--- START ---

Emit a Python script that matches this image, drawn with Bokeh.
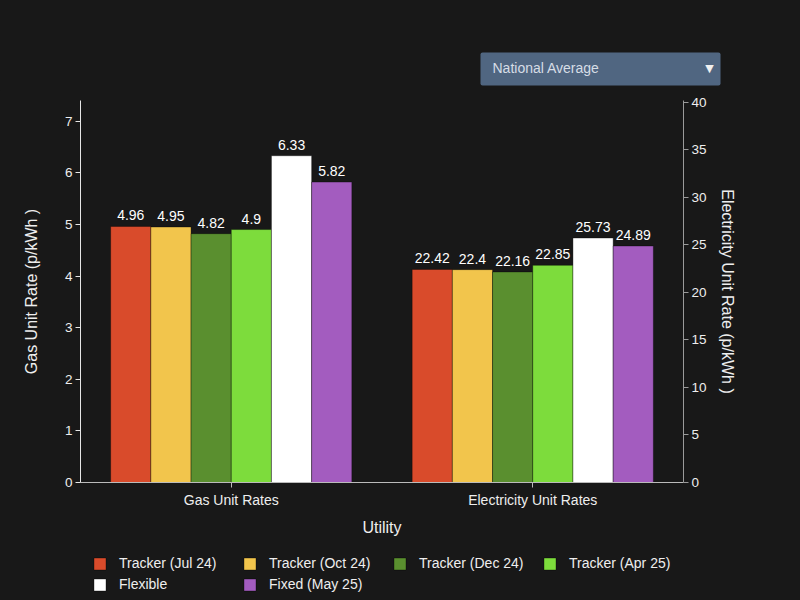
from bokeh.plotting import figure
from bokeh.models import (FactorRange, Range1d, LinearAxis, ColumnDataSource, Legend,
                          LegendItem, LabelSet, FixedTicker)
from bokeh.layouts import column
from bokeh.transform import dodge
from bokeh.core.properties import value
from bokeh.embed import file_html
from bokeh.resources import INLINE

# ---------------- data ----------------
utilities = ["Gas Unit Rates", "Electricity Unit Rates"]
series = ["Tracker (Jul 24)", "Tracker (Oct 24)", "Tracker (Dec 24)",
          "Tracker (Apr 25)", "Flexible", "Fixed (May 25)"]
gas_rates = [4.96, 4.95, 4.82, 4.9, 6.33, 5.82]
elec_rates = [22.42, 22.4, 22.16, 22.85, 25.73, 24.89]
colors = ["#d94b2b", "#f2c54c", "#5a8f2f", "#7ddc3c", "#ffffff", "#a35cbf"]
gas_ticks = [0, 1, 2, 3, 4, 5, 6, 7]
elec_ticks = [0, 5, 10, 15, 20, 25, 30, 35, 40]
gas_max = 7.4
elec_max = 40.2
dropdown_text = "National Average"

BG = "#181818"
FONT = "Liberation Sans"
W = 800
NAN = float("nan")

# ---------------- header with dropdown look-alike ----------------
HEAD_H = 90
head = figure(width=W, height=HEAD_H, x_range=Range1d(0, W), y_range=Range1d(HEAD_H, 0),
              output_backend="svg", toolbar_location=None,
              x_axis_location=None, y_axis_location=None, frame_align=False,
              min_border=0, min_border_left=0, min_border_right=0,
              min_border_top=0, min_border_bottom=0,
              background_fill_color=BG, border_fill_color=BG, outline_line_color=None)
head.grid.visible = False
head.quad(left=[480], right=[720], top=[52], bottom=[85], fill_color="#506681",
          line_color=None, border_radius=2)
head.text(x=[492], y=[67.5], text=[dropdown_text], text_baseline="middle",
          text_color="#d6dde6", text_font=value(FONT), text_font_size="14px")
head.text(x=[709], y=[67.5], text=["▼"], text_baseline="middle", text_align="center",
          text_color="#f0f0f0", text_font=value("DejaVu Sans"), text_font_size="11px")

# ---------------- main chart ----------------
MAIN_H = 455
p = figure(width=W, height=MAIN_H, x_range=FactorRange(*utilities),
           y_range=Range1d(0, gas_max), output_backend="svg", toolbar_location=None,
           frame_align=False,
           min_border_left=80, min_border_right=117, min_border_top=10, min_border_bottom=63,
           background_fill_color=BG, border_fill_color=BG, outline_line_color=None)
p.extra_y_ranges = {"elec": Range1d(0, elec_max)}
p.xgrid.grid_line_color = None
p.ygrid.grid_line_color = None

n = len(series)
bw = 0.8 / n
for i, (name, col) in enumerate(zip(series, colors)):
    off = (i - (n - 1) / 2) * bw
    gsrc = ColumnDataSource(dict(x=[utilities[0]], top=[gas_rates[i]], lab=[f"{gas_rates[i]:g}"]))
    esrc = ColumnDataSource(dict(x=[utilities[1]], top=[elec_rates[i]], lab=[f"{elec_rates[i]:g}"]))
    p.vbar(x=dodge("x", off, range=p.x_range), top="top", width=bw, source=gsrc,
           fill_color=col, line_color="black", line_alpha=0.35, line_width=1)
    p.vbar(x=dodge("x", off, range=p.x_range), top="top", width=bw, source=esrc,
           y_range_name="elec", fill_color=col, line_color="black", line_alpha=0.35, line_width=1)
    for src, rn in ((gsrc, "default"), (esrc, "elec")):
        p.add_layout(LabelSet(x=dodge("x", off, range=p.x_range), y="top", text="lab", source=src,
                              y_range_name=rn, text_align="center", text_baseline="alphabetic",
                              y_offset=6, text_color="#ffffff", text_font=value(FONT),
                              text_font_size="14px"))

def style_axis(ax, line_col):
    ax.axis_line_color = line_col
    ax.major_tick_line_color = line_col
    ax.minor_tick_line_color = None
    ax.major_tick_in = 0
    ax.major_tick_out = 5
    ax.major_label_text_color = "#eeeeee"
    ax.major_label_text_font = FONT
    ax.major_label_text_font_size = "13.5px"
    ax.axis_label_text_color = "#eeeeee"
    ax.axis_label_text_font = FONT
    ax.axis_label_text_font_size = "16px"
    ax.axis_label_text_font_style = "normal"

ly = p.yaxis[0]
ly.ticker = FixedTicker(ticks=gas_ticks)
ly.axis_label = "Gas Unit Rate (p/kWh )"
style_axis(ly, "#e6e6e6")
ly.major_label_standoff = 3
ly.axis_label_standoff = 22

ry = LinearAxis(y_range_name="elec", ticker=FixedTicker(ticks=elec_ticks),
                axis_label="Electricity Unit Rate (p/kWh )")
style_axis(ry, "#9a9a9a")
ry.major_label_standoff = 3
ry.axis_label_standoff = 9
p.add_layout(ry, "right")

bx = p.xaxis[0]
bx.axis_label = "Utility"
style_axis(bx, "#bbbbbb")
bx.major_label_text_font_size = "14px"
bx.major_label_standoff = 4
bx.axis_label_standoff = 8

# ---------------- legend strip ----------------
LEG_H = 55
leg = figure(width=W, height=LEG_H, x_range=Range1d(0, W), y_range=Range1d(0, LEG_H),
             output_backend="svg", toolbar_location=None,
             x_axis_location=None, y_axis_location=None, frame_align=False,
             min_border=0, min_border_left=0, min_border_right=0,
             min_border_top=0, min_border_bottom=0,
             background_fill_color=BG, border_fill_color=BG, outline_line_color=None)
leg.grid.visible = False
items = []
for name, col in zip(series, colors):
    # proxy renderer (NaN data, draws nothing) used only for the legend swatch
    r = leg.vbar(x=[NAN], top=[NAN], width=1, fill_color=col,
                 line_color="black", line_alpha=0.35)
    items.append(LegendItem(label=name, renderers=[r]))
legend = Legend(items=items, location=(92, 8), ncols=4, orientation="horizontal",
                glyph_width=15, glyph_height=15, label_standoff=12, label_width=118,
                label_height=15, spacing=5, padding=0, margin=0,
                label_text_color="#eeeeee", label_text_font=FONT, label_text_font_size="14px",
                background_fill_alpha=0, border_line_alpha=0)
leg.add_layout(legend, "center")

layout = column(head, p, leg, spacing=0, background=BG)

html = file_html(layout, INLINE)
html = html.replace("</head>", "<style>html,body{background:%s;}</style></head>" % BG, 1)
open("out.html", "w").write(html)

--- END ---

_TO DO:_
Drop the images and repeat the data exactly.

_WRITTEN ANSWER:_
Emit a Python script that matches this image, drawn with Bokeh.
from bokeh.plotting import figure
from bokeh.models import (FactorRange, Range1d, LinearAxis, ColumnDataSource, Legend,
                          LegendItem, LabelSet, FixedTicker)
from bokeh.layouts import column
from bokeh.transform import dodge
from bokeh.core.properties import value
from bokeh.embed import file_html
from bokeh.resources import INLINE

# ---------------- data ----------------
utilities = ["Gas Unit Rates", "Electricity Unit Rates"]
series = ["Tracker (Jul 24)", "Tracker (Oct 24)", "Tracker (Dec 24)",
          "Tracker (Apr 25)", "Flexible", "Fixed (May 25)"]
gas_rates = [4.96, 4.95, 4.82, 4.9, 6.33, 5.82]
elec_rates = [22.42, 22.4, 22.16, 22.85, 25.73, 24.89]
colors = ["#d94b2b", "#f2c54c", "#5a8f2f", "#7ddc3c", "#ffffff", "#a35cbf"]
gas_ticks = [0, 1, 2, 3, 4, 5, 6, 7]
elec_ticks = [0, 5, 10, 15, 20, 25, 30, 35, 40]
gas_max = 7.4
elec_max = 40.2
dropdown_text = "National Average"

BG = "#181818"
FONT = "Liberation Sans"
W = 800
NAN = float("nan")

# ---------------- header with dropdown look-alike ----------------
HEAD_H = 90
head = figure(width=W, height=HEAD_H, x_range=Range1d(0, W), y_range=Range1d(HEAD_H, 0),
              output_backend="svg", toolbar_location=None,
              x_axis_location=None, y_axis_location=None, frame_align=False,
              min_border=0, min_border_left=0, min_border_right=0,
              min_border_top=0, min_border_bottom=0,
              background_fill_color=BG, border_fill_color=BG, outline_line_color=None)
head.grid.visible = False
head.quad(left=[480], right=[720], top=[52], bottom=[85], fill_color="#506681",
          line_color=None, border_radius=2)
head.text(x=[492], y=[67.5], text=[dropdown_text], text_baseline="middle",
          text_color="#d6dde6", text_font=value(FONT), text_font_size="14px")
head.text(x=[709], y=[67.5], text=["▼"], text_baseline="middle", text_align="center",
          text_color="#f0f0f0", text_font=value("DejaVu Sans"), text_font_size="11px")

# ---------------- main chart ----------------
MAIN_H = 455
p = figure(width=W, height=MAIN_H, x_range=FactorRange(*utilities),
           y_range=Range1d(0, gas_max), output_backend="svg", toolbar_location=None,
           frame_align=False,
           min_border_left=80, min_border_right=117, min_border_top=10, min_border_bottom=63,
           background_fill_color=BG, border_fill_color=BG, outline_line_color=None)
p.extra_y_ranges = {"elec": Range1d(0, elec_max)}
p.xgrid.grid_line_color = None
p.ygrid.grid_line_color = None

n = len(series)
bw = 0.8 / n
for i, (name, col) in enumerate(zip(series, colors)):
    off = (i - (n - 1) / 2) * bw
    gsrc = ColumnDataSource(dict(x=[utilities[0]], top=[gas_rates[i]], lab=[f"{gas_rates[i]:g}"]))
    esrc = ColumnDataSource(dict(x=[utilities[1]], top=[elec_rates[i]], lab=[f"{elec_rates[i]:g}"]))
    p.vbar(x=dodge("x", off, range=p.x_range), top="top", width=bw, source=gsrc,
           fill_color=col, line_color="black", line_alpha=0.35, line_width=1)
    p.vbar(x=dodge("x", off, range=p.x_range), top="top", width=bw, source=esrc,
           y_range_name="elec", fill_color=col, line_color="black", line_alpha=0.35, line_width=1)
    for src, rn in ((gsrc, "default"), (esrc, "elec")):
        p.add_layout(LabelSet(x=dodge("x", off, range=p.x_range), y="top", text="lab", source=src,
                              y_range_name=rn, text_align="center", text_baseline="alphabetic",
                              y_offset=6, text_color="#ffffff", text_font=value(FONT),
                              text_font_size="14px"))

def style_axis(ax, line_col):
    ax.axis_line_color = line_col
    ax.major_tick_line_color = line_col
    ax.minor_tick_line_color = None
    ax.major_tick_in = 0
    ax.major_tick_out = 5
    ax.major_label_text_color = "#eeeeee"
    ax.major_label_text_font = FONT
    ax.major_label_text_font_size = "13.5px"
    ax.axis_label_text_color = "#eeeeee"
    ax.axis_label_text_font = FONT
    ax.axis_label_text_font_size = "16px"
    ax.axis_label_text_font_style = "normal"

ly = p.yaxis[0]
ly.ticker = FixedTicker(ticks=gas_ticks)
ly.axis_label = "Gas Unit Rate (p/kWh )"
style_axis(ly, "#e6e6e6")
ly.major_label_standoff = 3
ly.axis_label_standoff = 22

ry = LinearAxis(y_range_name="elec", ticker=FixedTicker(ticks=elec_ticks),
                axis_label="Electricity Unit Rate (p/kWh )")
style_axis(ry, "#9a9a9a")
ry.major_label_standoff = 3
ry.axis_label_standoff = 9
p.add_layout(ry, "right")

bx = p.xaxis[0]
bx.axis_label = "Utility"
style_axis(bx, "#bbbbbb")
bx.major_label_text_font_size = "14px"
bx.major_label_standoff = 4
bx.axis_label_standoff = 8

# ---------------- legend strip ----------------
LEG_H = 55
leg = figure(width=W, height=LEG_H, x_range=Range1d(0, W), y_range=Range1d(0, LEG_H),
             output_backend="svg", toolbar_location=None,
             x_axis_location=None, y_axis_location=None, frame_align=False,
             min_border=0, min_border_left=0, min_border_right=0,
             min_border_top=0, min_border_bottom=0,
             background_fill_color=BG, border_fill_color=BG, outline_line_color=None)
leg.grid.visible = False
items = []
for name, col in zip(series, colors):
    # proxy renderer (NaN data, draws nothing) used only for the legend swatch
    r = leg.vbar(x=[NAN], top=[NAN], width=1, fill_color=col,
                 line_color="black", line_alpha=0.35)
    items.append(LegendItem(label=name, renderers=[r]))
legend = Legend(items=items, location=(92, 8), ncols=4, orientation="horizontal",
                glyph_width=15, glyph_height=15, label_standoff=12, label_width=118,
                label_height=15, spacing=5, padding=0, margin=0,
                label_text_color="#eeeeee", label_text_font=FONT, label_text_font_size="14px",
                background_fill_alpha=0, border_line_alpha=0)
leg.add_layout(legend, "center")

layout = column(head, p, leg, spacing=0, background=BG)

html = file_html(layout, INLINE)
html = html.replace("</head>", "<style>html,body{background:%s;}</style></head>" % BG, 1)
open("out.html", "w").write(html)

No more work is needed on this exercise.